David already knew that it was possible to talk to God about anything. This Psalm tells us that even though he is unfathomable, God operates in the same universe as I do. My kids find me unfathomable. Some of my enthusiasms and ways. But we’re in the same universe – we’ve shared many of the same formative experiences including our own exodus from France. And so, we can talk about things together and I welcome that. And so does God welcome the chance to talk about my world with me because it’s his world too. And about your world with you.

 

David already knew that God is well disposed towards us. Sometimes I’m pretty critical about my children; but I’m basically well-disposed towards them. So is God towards me. And towards you.

 

But you say, God doesn’t share my experiences! Well, I told you that even though he was writing for posterity, David perhaps didn’t see the big picture in much detail. From the exodus, he extrapolated and we see a worldwide thing going on in this psalm. A hint of ‘Great David’s greater Son and his kingdom. What he didn’t see was the detailed outworking of how God comes in the most intimate sense to understand where we’re coming from. God is good to talk to above all not because he moves in the same universe as I do and he’s well-disposed towards me.

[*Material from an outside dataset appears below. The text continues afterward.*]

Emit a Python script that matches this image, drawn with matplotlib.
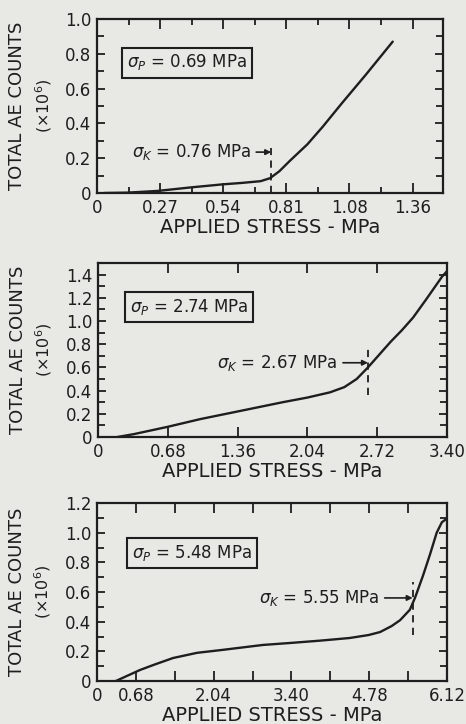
import numpy as np
import matplotlib
matplotlib.use("Agg")
import matplotlib.pyplot as plt
from matplotlib.ticker import FixedLocator, MultipleLocator

# panel 1 (sigma_p = 0.69 MPa)
x1 = [0.03, 0.13, 0.26, 0.40, 0.54, 0.62, 0.70, 0.74, 0.78, 0.825, 0.90, 0.965, 1.05, 1.15, 1.265]
y1 = [0.0, 0.002, 0.012, 0.032, 0.050, 0.058, 0.068, 0.085, 0.125, 0.185, 0.28, 0.38, 0.52, 0.68, 0.87]
# panel 2 (sigma_p = 2.74 MPa)
x2 = [0.19, 0.35, 0.68, 1.00, 1.36, 1.80, 2.04, 2.26, 2.40, 2.52, 2.63, 2.75, 2.85, 2.96, 3.07, 3.20, 3.35, 3.40]
y2 = [0.0, 0.025, 0.088, 0.155, 0.22, 0.30, 0.34, 0.385, 0.43, 0.50, 0.60, 0.72, 0.82, 0.92, 1.03, 1.19, 1.38, 1.43]
# panel 3 (sigma_p = 5.48 MPa)
x3 = [0.33, 0.50, 0.75, 1.00, 1.33, 1.75, 2.20, 2.90, 3.40, 3.90, 4.42, 4.75, 4.95, 5.15,
      5.30, 5.47, 5.56, 5.70, 5.82, 5.94, 6.03, 6.10]
y3 = [0.0, 0.03, 0.074, 0.11, 0.155, 0.19, 0.21, 0.243, 0.257, 0.272, 0.29, 0.31, 0.33, 0.37,
      0.41, 0.48, 0.56, 0.71, 0.85, 1.00, 1.07, 1.09]

xtick1 = [0, 0.27, 0.54, 0.81, 1.08, 1.35]
xlab1 = ["0", "0.27", "0.54", "0.81", "1.08", "1.36"]
xtick2 = [0, 0.68, 1.36, 2.04, 2.72, 3.40]
xlab2 = ["0", "0.68", "1.36", "2.04", "2.72", "3.40"]
xtick3 = [0, 0.68, 1.36, 2.04, 2.72, 3.40, 4.08, 4.76, 5.44, 6.12]
xlab3 = ["0", "0.68", "", "2.04", "", "3.40", "", "4.78", "", "6.12"]

ytick1 = [0, 0.2, 0.4, 0.6, 0.8, 1.0]
ylab1 = ["0", "0.2", "0.4", "0.6", "0.8", "1.0"]
ytick2 = [0, 0.2, 0.4, 0.6, 0.8, 1.0, 1.2, 1.4]
ylab2 = ["0", "0.2", "0.4", "0.6", "0.8", "1.0", "1.2", "1.4"]
ytick3 = [0, 0.2, 0.4, 0.6, 0.8, 1.0, 1.2]
ylab3 = ["0", "0.2", "0.4", "0.6", "0.8", "1.0", "1.2"]

bg = "#e8e8e4"
ink = "#1e1e1e"
plt.rcParams['font.family'] = ['DejaVu Sans']
plt.rcParams['text.color'] = ink

fig = plt.figure(figsize=(4.66, 7.24), dpi=100, facecolor=bg)
W, H = 466, 724

def mkax(l, r, t, b):
    return fig.add_axes([l / W, 1 - b / H, (r - l) / W, (b - t) / H], facecolor=bg)

panels = [
    dict(box=(97, 443, 19, 193), x=x1, y=y1, xlim=1.48, ylim=1.0,
         xt=xtick1, xl=xlab1, xminor=0.135, yt=ytick1, yl=ylab1,
         sp="0.69", sk="0.76", skx=0.745, dash=(0, 0.26), arrow_y=0.235, alen=15,
         boxpos=(0.13, 0.75)),
    dict(box=(98, 447, 263, 437), x=x2, y=y2, xlim=3.40, ylim=1.5,
         xt=xtick2, xl=xlab2, xminor=None, yt=ytick2, yl=ylab2,
         sp="2.74", sk="2.67", skx=2.63, dash=(0.36, 0.78), arrow_y=0.64, alen=25,
         boxpos=(0.31, 1.12)),
    dict(box=(97, 447, 503, 681), x=x3, y=y3, xlim=6.12, ylim=1.2,
         xt=xtick3, xl=xlab3, xminor=None, yt=ytick3, yl=ylab3,
         sp="5.48", sk="5.55", skx=5.52, dash=(0.31, 0.67), arrow_y=0.56, alen=28,
         boxpos=(0.61, 0.86)),
]

for p in panels:
    ax = mkax(*p["box"])
    ax.plot(p["x"], p["y"], color=ink, lw=1.7, solid_capstyle='round',
            solid_joinstyle='round')
    ax.set_xlim(0, p["xlim"])
    ax.set_ylim(0, p["ylim"])
    ax.xaxis.set_major_locator(FixedLocator(p["xt"]))
    ax.set_xticklabels(p["xl"])
    if p["xminor"]:
        ax.xaxis.set_minor_locator(MultipleLocator(p["xminor"]))
    ax.yaxis.set_major_locator(FixedLocator(p["yt"]))
    ax.set_yticklabels(p["yl"])
    ax.yaxis.set_minor_locator(MultipleLocator(0.1))
    ax.tick_params(which='both', direction='in', top=True, right=True,
                   color=ink, width=1.3, labelsize=12, labelcolor=ink)
    ax.tick_params(axis='x', which='major', length=7.5, pad=4)
    ax.tick_params(axis='x', which='minor', length=4.5)
    ax.tick_params(axis='y', which='major', length=6, pad=4)
    ax.tick_params(axis='y', which='minor', length=5)
    for s in ax.spines.values():
        s.set_linewidth(1.6)
        s.set_color(ink)
    ax.set_xlabel("APPLIED STRESS - MPa", fontsize=14, labelpad=1, color=ink)
    ax.set_ylabel("TOTAL AE COUNTS", fontsize=13, labelpad=28, color=ink)
    ax.text(-0.155, 0.5, "($\\times$10$^6$)", transform=ax.transAxes, rotation=90,
            ha='center', va='center', fontsize=11.5, color=ink)

    ax.vlines(p["skx"], p["dash"][0], p["dash"][1], colors=ink,
              linestyles=(0, (4, 3)), lw=1.3)
    ax.annotate("$\\sigma_K$ = " + p["sk"] + " MPa", xy=(p["skx"], p["arrow_y"]),
                xycoords='data', xytext=(-(p["alen"] + 5), 0),
                textcoords='offset pixels', ha='right', va='center',
                fontsize=12, color=ink)
    ax.annotate("", xy=(p["skx"], p["arrow_y"]), xycoords='data',
                xytext=(-p["alen"], 0), textcoords='offset pixels',
                arrowprops=dict(arrowstyle='-|>', color=ink, lw=1.2,
                                mutation_scale=8, shrinkA=0, shrinkB=0))
    ax.text(p["boxpos"][0], p["boxpos"][1], "$\\sigma_P$ = " + p["sp"] + " MPa",
            ha='left', va='center', fontsize=12, color=ink,
            bbox=dict(boxstyle='square,pad=0.3', fc=bg, ec=ink, lw=1.5))

fig.savefig("out.png", dpi=100, facecolor=bg)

There is that but above all, God is good to talk to because in Christ he has shared the essence of my experiences as a human being. And basically he’s not looking at me thinking, ‘Oh, for goodness sake!’ Basically, he looking at me and he’s near to all who call on him . . . he hears their cry and saves them. 

 

And all that, David has done as a crossword. An integration of life, work and hobby. What about your integration? ‘Let every creature praise his holy name for ever and ever.’